Our case against CAMA is ongoing, CAN assures members

Christmas: A season of hope, peace and joy, By Samson ‘Supo Ayokunle
CAN president, Ayokunle

The leadership of the Christian Association of Nigeria, CAN, has allayed fears of some Christians over the suit filed against the Corporate Affairs Commission and the Minister of Trade, Industry and Investment on the controversial Companies Allied Matters Act, CAMA, 2020.

The assurance was given in a statement by the General Secretary of CAN, Mr. Joseph Bade Daramola.

The statement reads:

Justice Inyang Ekwo, in a judgment, dismissed the earlier suit over the failure of the Association (the plaintiff) to comply with the law in the name used in filing the originating summons.

The Court held that the proper name of the Plaintiff is the Registered Trustees of Christian Association of Nigeria, as stated on the Plaintiff’s Certificate of Incorporation as against the Incorporated trustees of Christian Association of Nigeria; and the Court is unable to allow the replacement of the name on the originating process.

At the sitting, the court delivered the ruling on the Plaintiff’s Application for Amendment of Originating Summons.

In the ruling, Honourable Justice Inyang Ekwo stated that suing in the wrong name contrary to statutory provision is statutory non-compliance and is not a mere misnomer to be corrected by the Court, as the court cannot re-write statutory provisions.

The suit was accordingly struck out.

The Court held that the proper name of the Plaintiff is The Registered Trustees of Christian Association of Nigeria, as stated on the Plaintiff’s Certificate of Incorporation as against The Incorporated Trustees of Christian Association of Nigeria; and the court is unable to allow the replacement of the name on the originating process.

The new Companies and Allied Matters Act 2020 states clearly under section 825(a) that registration of all Associations must contain the words “INCORPORATED TRUSTEES of….”

This should have sustained our action before the court because the use of REGISTERED TRUSTEES is now being discarded.

Our amendment ought to have been allowed.

However, we will not like to join issues with the Court by going on appeal because it would further delay the case. Accordingly, we decided to choose the other option of refiling the case.

Our lawyers are currently preparing to institute a fresh suit using the proper name of the Plaintiff (CAN) as it is on the Certificate of Incorporation. This is the truth of the matter now. What happened in the court was just a temporary setback and by the grace of God, we have overcome it. Our prayers are for the unborn generations and nothing will discourage us from pursuing this case to the logical conclusion.

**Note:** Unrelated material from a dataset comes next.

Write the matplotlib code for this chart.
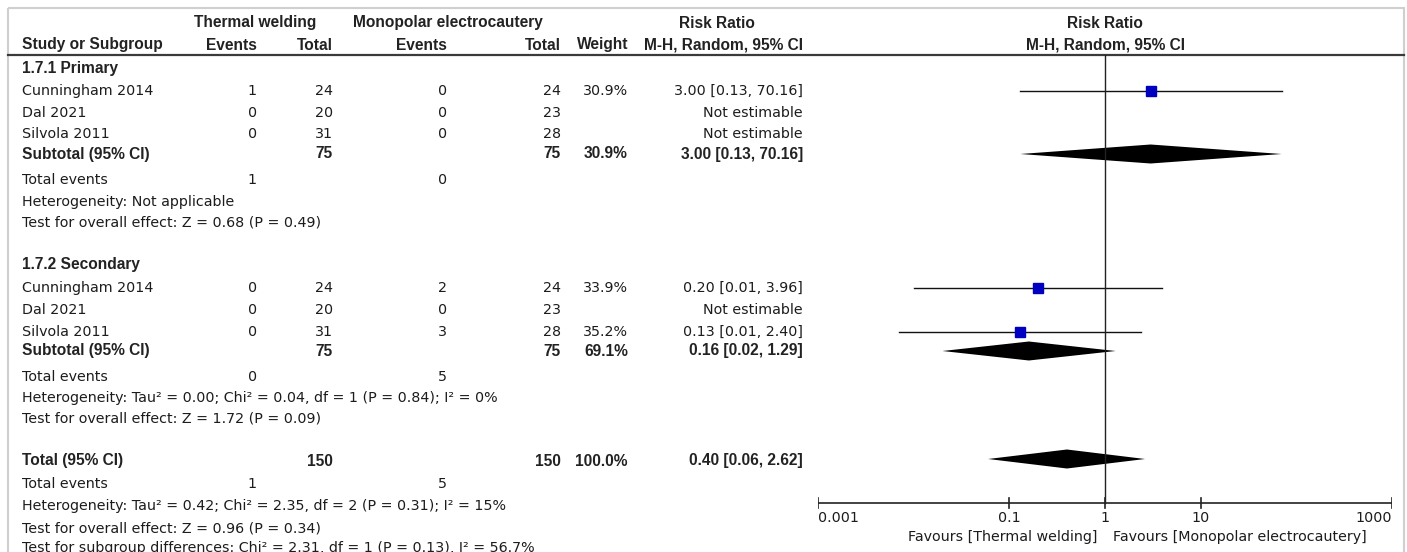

We want the court to determine “whether Section 839, subsections (1), (7) (a) and (10) of the Companies and Allied Matters Act (CAMA), 2020, is inconsistent with Sections 4(8), 6(6)(b) and 40 of the 1999 Constitution of the Federal Republic of Nigeria (as amended) which guarantees the plaintiff’s right to freedom of association and the right to seek redress in court.

“Whether the provision of Section 854 of the CAMA is inconsistent with Section 39 of the CFRN which guarantees the right to freedom of expression,” among others.

Part of the reliefs we are seeking include “a declaration that Section 839(1), (7) (a) and (10) of the CAMA are inconsistent with Section 40 of the CFRN and thus unconstitutional, null and void.

“A declaration that Section 839(1), (7) (a) and (10) of the CAMA are inconsistent with Section 4(8) of the CFRN and thus unconstitutional, null and void.

“A declaration that Section 839(1) and (7) (a) of the CAMA are inconsistent with Section 36(1) of the CFRN and thus unconstitutional, null and void.

“A declaration that Section 839(1) and (7) (a) of the CAMA has a direct effect on the judicial power of the court under Section 6(6) (b) of the CFRN, and Is therefore void.

“An order striking down Sections 839(1), (7) (a) & (10), 842(1) and (2), 843, 851 and 854 of the CAMA for being unconstitutional.

“A declaration that Section 17(2) (a) & (d) of the CAMA demand an impossible and impracticable action; thus, void.

“An Order striking down Section 17 (2) (a) & (d) of the CAMA for being impracticable and unknown to Law.”

We call on well-meaning Nigerians – Christians and non-Christians to continue praying for us, as we return to court, in our bid to ensure freedom of religion and worship to every Nigerian irrespective of their religious, political and ethnic affiliations.